NAPA, in partnership with the Federal Highway Administration (FHWA), is quantifying the use of these technologies through industry surveys. According to the latest survey data, during the 2017 construction season more than 76.2 million tons of RAP and nearly 950,000 tons of RAS were put to use in new pavements in the United States, saving taxpayers more than $2.2 billion. Also, nearly 39 percent of all asphalt pavement mixture produced in the country that year was made using warm-mix asphalt (WMA) technologies.

When reclaimed asphalt pavement and shingles are reprocessed into new pavement mixtures, the liquid asphalt binder in the recycled material is reactivated, reducing the need for virgin asphalt binder. Using reclaimed materials also reduces demands on aggregate resources. Warm-mix asphalt technologies allow asphalt pavements to be produced at lower temperatures, which means reduced energy demands, as well as lower emissions during production and paving.

As seen in previous FHWA/NAPA surveys covering the 2009–2016 construction seasons, the use of these sustainable practices has generally continued to increase.

In 2017, RAP usage in new asphalt pavement mixtures reached 76.2 million tons, a greater than 36 percent increase from 2009. An additional 3.4 million tons of RAP were used as aggregate. At year-end 2017, some 102.1 million tons of RAP was estimated to be stockpiled for future use across the country. More than 99 percent of asphalt pavement reclaimed from roads and parking lots was reclaimed for use in new pavements instead of going into landfills. In the survey, 98 percent of producers reported using RAP in their mixes for new construction, pavement preservation, rehabilitation, and other projects.
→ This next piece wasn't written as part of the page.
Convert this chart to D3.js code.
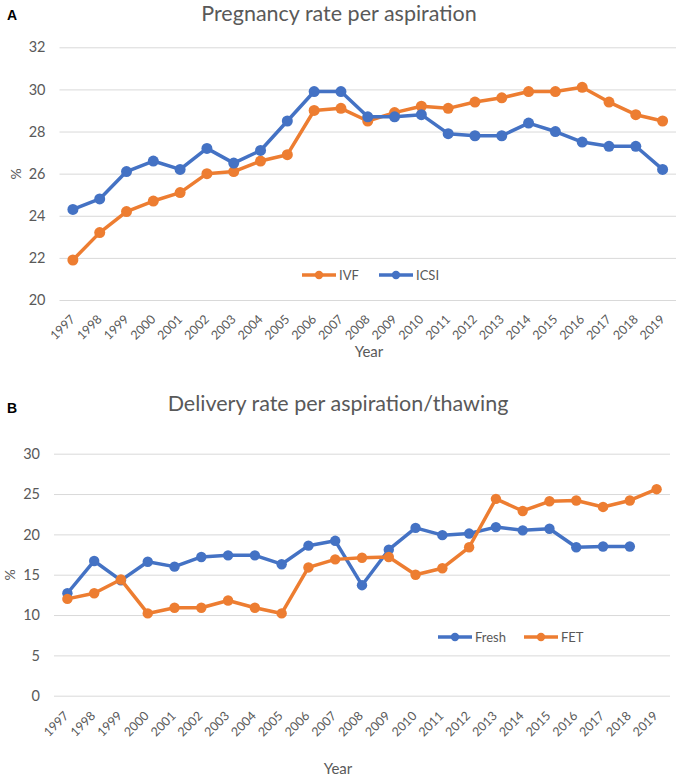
<!DOCTYPE html>
<html>
<head>
<meta charset="utf-8">
<script src="https://cdn.jsdelivr.net/npm/d3@7"></script>
<style>
  html, body { margin: 0; padding: 0; background: #ffffff; }
  svg { display: block; }
  text { font-family: Lato, "Open Sans", sans-serif; }
</style>
</head>
<body>
<div id="chart"></div>
<script>
// ---- Data ----
const years = ["1997","1998","1999","2000","2001","2002","2003","2004","2005","2006","2007","2008","2009","2010","2011","2012","2013","2014","2015","2016","2017","2018","2019"];

// Panel A: pregnancy rate per aspiration (%)
const ivf  = [21.9, 23.2, 24.2, 24.7, 25.1, 26.0, 26.1, 26.6, 26.9, 29.0, 29.1, 28.5, 28.9, 29.2, 29.1, 29.4, 29.6, 29.9, 29.9, 30.1, 29.4, 28.8, 28.5];
const icsi = [24.3, 24.8, 26.1, 26.6, 26.2, 27.2, 26.5, 27.1, 28.5, 29.9, 29.9, 28.7, 28.7, 28.8, 27.9, 27.8, 27.8, 28.4, 28.0, 27.5, 27.3, 27.3, 26.2];

// Panel B: delivery rate per aspiration/thawing (%)
const fresh = [12.7, 16.7, 14.3, 16.6, 16.0, 17.2, 17.4, 17.4, 16.3, 18.6, 19.2, 13.7, 18.1, 20.8, 19.9, 20.1, 20.9, 20.5, 20.7, 18.4, 18.5, 18.5];
const fet   = [12.0, 12.7, 14.4, 10.2, 10.9, 10.9, 11.8, 10.9, 10.2, 15.9, 16.9, 17.1, 17.2, 15.0, 15.8, 18.4, 24.4, 22.9, 24.1, 24.2, 23.4, 24.2, 25.6];

const ticksA = [20, 22, 24, 26, 28, 30, 32];
const ticksB = [0, 5, 10, 15, 20, 25, 30];

const titleA = "Pregnancy rate per aspiration";
const titleB = "Delivery rate per aspiration/thawing";
const seriesNamesA = ["IVF", "ICSI"];
const seriesNamesB = ["Fresh", "FET"];

// ---- Styles ----
const BLUE = "#4472C4";
const ORANGE = "#ED7D31";
const GREY_TEXT = "#595959";
const GRID = "#d9d9d9";

const W = 680, H = 779;
const svg = d3.select("#chart").append("svg").attr("width", W).attr("height", H);

function drawPanel(opt) {
  const g = svg.append("g");
  const x = d3.scaleBand().domain(years).range([opt.left, opt.right]);
  const y = d3.scaleLinear().domain([opt.ticks[0], opt.ticks[opt.ticks.length - 1]]).range([opt.bottom, opt.top]);
  const cx = d => x(d) + x.bandwidth() / 2;

  // y axis with gridlines
  const ya = g.append("g")
    .attr("transform", `translate(${opt.left},0)`)
    .call(d3.axisLeft(y).tickValues(opt.ticks).tickSize(-(opt.right - opt.left)).tickPadding(14));
  ya.select(".domain").remove();
  ya.selectAll(".tick line").attr("stroke", GRID).attr("stroke-width", 1);
  ya.selectAll(".tick text").attr("fill", GREY_TEXT).style("font-size", "14.5px").style("font-family", "Lato, sans-serif");

  // x axis
  const xa = g.append("g")
    .attr("transform", `translate(0,${opt.bottom})`)
    .call(d3.axisBottom(x).tickSize(0));
  xa.select(".domain").remove();
  xa.selectAll(".tick text")
    .attr("x", 0).attr("y", 0).attr("dy", 0)
    .attr("transform", `translate(${opt.xLabelDx},${opt.xLabelOffset}) rotate(-45)`)
    .attr("text-anchor", "end")
    .attr("fill", GREY_TEXT)
    .style("font-size", "12.5px").style("font-family", "Lato, sans-serif");

  // series
  opt.series.forEach(s => {
    const pts = s.values.map((v, i) => ({ year: years[i], v }));
    const line = d3.line().x(d => cx(d.year)).y(d => y(d.v));
    g.append("path").datum(pts)
      .attr("fill", "none").attr("stroke", s.color).attr("stroke-width", 3.5)
      .attr("stroke-linejoin", "round").attr("d", line);
    g.selectAll(null).data(pts).enter().append("circle")
      .attr("cx", d => cx(d.year)).attr("cy", d => y(d.v))
      .attr("r", opt.markerR).attr("fill", s.color);
  });

  // legend
  opt.series.forEach(s => {
    const lg = g.append("g").attr("transform", `translate(${s.legendX},${opt.legendY})`);
    lg.append("line").attr("x1", 0).attr("x2", 34).attr("y1", 0).attr("y2", 0)
      .attr("stroke", s.color).attr("stroke-width", 3.5);
    lg.append("circle").attr("cx", 17).attr("cy", 0).attr("r", 4.2).attr("fill", s.color);
    lg.append("text").attr("x", 37).attr("y", 0).attr("dy", "0.35em")
      .attr("fill", GREY_TEXT).style("font-size", opt.legendFont).text(s.name);
  });

  // title
  g.append("text").attr("x", opt.titleX).attr("y", opt.titleY)
    .attr("text-anchor", "middle").attr("fill", GREY_TEXT)
    .style("font-size", opt.titleFont).text(opt.title);

  // panel letter
  g.append("text").attr("x", opt.letterX).attr("y", opt.letterY)
    .attr("fill", "#000").style("font-weight", "bold")
    .style("font-family", "'Liberation Sans', Arial, sans-serif")
    .style("font-size", "14px").text(opt.letter);

  // y label
  g.append("text")
    .attr("transform", `translate(${opt.yLabelX},${opt.yLabelY}) rotate(-90)`)
    .attr("text-anchor", "middle").attr("dy", "0.35em")
    .attr("fill", GREY_TEXT).style("font-size", "14px").text("%");

  // x label
  g.append("text").attr("x", opt.xTitleX).attr("y", opt.xTitleY)
    .attr("text-anchor", "middle").attr("fill", GREY_TEXT)
    .style("font-size", "15px").text("Year");
}

drawPanel({
  left: 59.5, right: 676, top: 47.3, bottom: 300,
  ticks: ticksA, markerR: 5.5, xLabelOffset: 20, xLabelDx: 3,
  series: [
    { name: seriesNamesA[0], values: ivf, color: ORANGE, legendX: 302 },
    { name: seriesNamesA[1], values: icsi, color: BLUE, legendX: 379 }
  ],
  legendY: 275, legendFont: "13px",
  title: titleA, titleX: 339, titleY: 21, titleFont: "21.5px",
  letter: "A", letterX: 7, letterY: 19.5,
  yLabelX: 16, yLabelY: 174,
  xTitleX: 369, xTitleY: 357
});

drawPanel({
  left: 54, right: 670, top: 453.7, bottom: 695.7,
  ticks: ticksB, markerR: 5.2, xLabelOffset: 21, xLabelDx: 2,
  series: [
    { name: seriesNamesB[0], values: fresh, color: BLUE, legendX: 438 },
    { name: seriesNamesB[1], values: fet, color: ORANGE, legendX: 524 }
  ],
  legendY: 637, legendFont: "13px",
  title: titleB, titleX: 338, titleY: 411, titleFont: "21.5px",
  letter: "B", letterX: 7, letterY: 413,
  yLabelX: 10, yLabelY: 575,
  xTitleX: 338, xTitleY: 774
});
</script>
</body>
</html>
RAS usage also continued to be widespread, with nearly 950,000 tons being used in 2017. RAS includes both manufacturers’ scrap shingles and post-consumer roofing shingles, and about 9 percent of the total supply of waste shingles nationwide are reclaimed for use in asphalt pavements.

Producers were also asked about ground tire rubber, steel and blast furnace slags, and other waste materials repurposed into pavements. Although national estimates of usage were not calculated, survey respondents reported using more than 1.5 million tons of these materials in 2017 in the production of nearly 7.5 million tons of asphalt paving mixtures.

In 2010, FHWA made warm-mix asphalt part of its Every Day Counts initiative to speed the deployment of technologies that can improve highway projects’ quality, sustainability, and safety. In 2013, NAPA and FHWA were honored by the Construction Innovation Forum, earning a NOVA Award for their work promoting the uptake of WMA.

In 2017, total WMA tonnage in the U.S. was estimated at more than 147 million tons, a 777 percent increase since 2009. Most WMA in the U.S. was produced using a plant foaming process, which injects a small amount of water into the mix; warm-mix chemical additives accounted for about 32 percent of the WMA tons produced.